SQLite + source_snapshot_mode = "single_tx"Invalid. SQLite only supports none.
MariaDB + [postgis]Invalid. Use type_mapping.spatial_mode fallback modes instead.
  • Run pgferry plan migration.toml before the first real migration.
  • Use pgferry validate migration.toml when you need to rerun built-in validation later without rerunning schema creation or data copy.
  • Use Operator tuning when runtime is dominated by PostgreSQL settings, source pressure, or network distance rather than config shape alone.
  • Use unlogged_tables = false whenever you also need resume = true.

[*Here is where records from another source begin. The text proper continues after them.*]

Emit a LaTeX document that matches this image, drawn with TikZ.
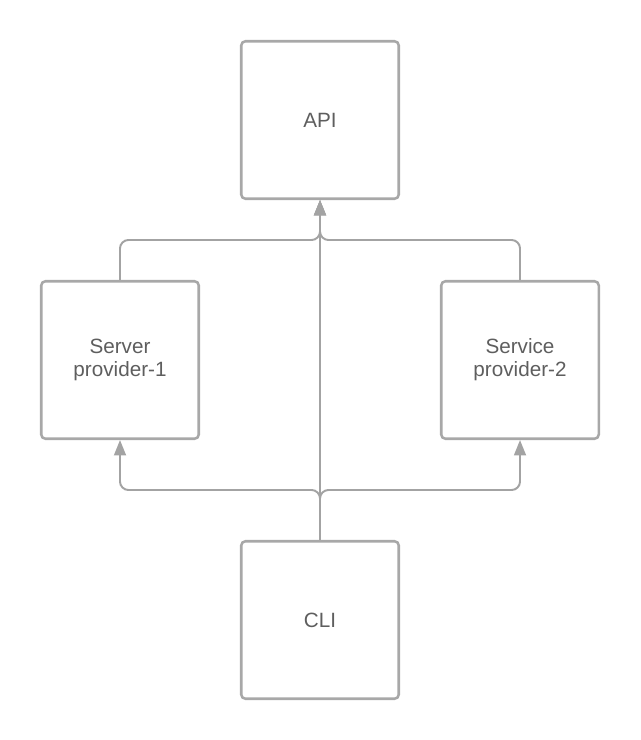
\documentclass[tikz,border=0pt]{standalone}
\usepackage{fontspec}
\setmainfont{Liberation Sans}
\usetikzlibrary{arrows.meta}
\definecolor{edge}{HTML}{A3A3A3}
\definecolor{frame}{HTML}{A8A8A8}
\definecolor{label}{HTML}{5E5E5E}

\begin{document}
\begin{tikzpicture}[x=0.025cm,y=-0.025cm,>={Triangle[width=8.5pt,length=11pt]},
  box/.style={draw=frame,line width=1.8pt,rounded corners=3pt,
    minimum width=4cm-1.8pt,minimum height=4cm-1.8pt,align=center,
    text=label,font=\fontsize{14.7}{16.5}\selectfont},
  link/.style={draw=edge,line width=1.4pt,rounded corners=6pt,->}]
  \useasboundingbox (0,0) rectangle (640,740);

  \node[box] (api) at (320,120) {API};
  \node[box] (srv) at (120,360) {Server\\provider-1};
  \node[box] (svc) at (520,360) {Service\\provider-2};
  \node[box] (cli) at (320,620) {CLI};

  % providers up to the API
  \draw[link] (srv.north) -- (120,240) -- (320,240) -- (api.south);
  \draw[link] (svc.north) -- (520,240) -- (320,240) -- (api.south);
  \draw[link] (cli.north) -- (api.south);

  % CLI out to both providers
  \draw[link] (cli.north) -- (320,490) -- (120,490) -- (srv.south);
  \draw[link] (cli.north) -- (320,490) -- (520,490) -- (svc.south);
\end{tikzpicture}
\end{document}
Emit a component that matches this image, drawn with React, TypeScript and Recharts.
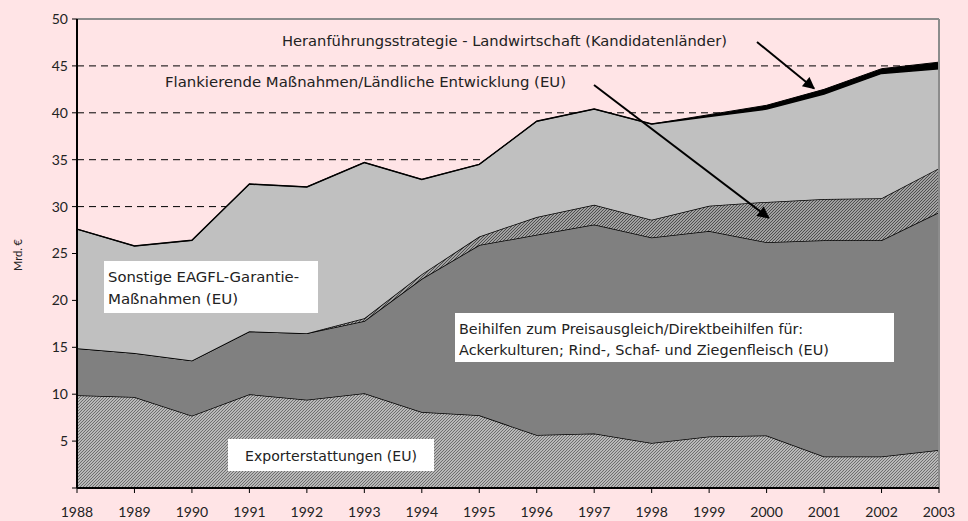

  • Use source_snapshot_mode = "single_tx" when the source stays live during the migration and you need one consistent read view.
  • Keep on_schema_exists = "error" for the first production dry runs so you do not destroy previous target state by mistake.
  • Use on_schema_exists = "use" only when infrastructure or policy pre-creates the schema shell and you want pgferry to own everything inside it from empty.
  • Use truncate_before_copy = true with data_only when the target schema was created by another migrator and contains seed rows that should be replaced before COPY.
  • Use truncate_before_copy = "once" on only the first config in a multi-schema data_only batch when cross-schema foreign keys require one pre-copy TRUNCATE ... CASCADE across all batch schemas.
  • Expect data_only to fail early on PostgreSQL roles that cannot run ALTER TABLE ... DISABLE/ENABLE TRIGGER ALL; rehearse that path with the real target role before cutover.
  • Prefer hooks for views, routines, cleanup SQL, or post-load validation queries that are specific to your application.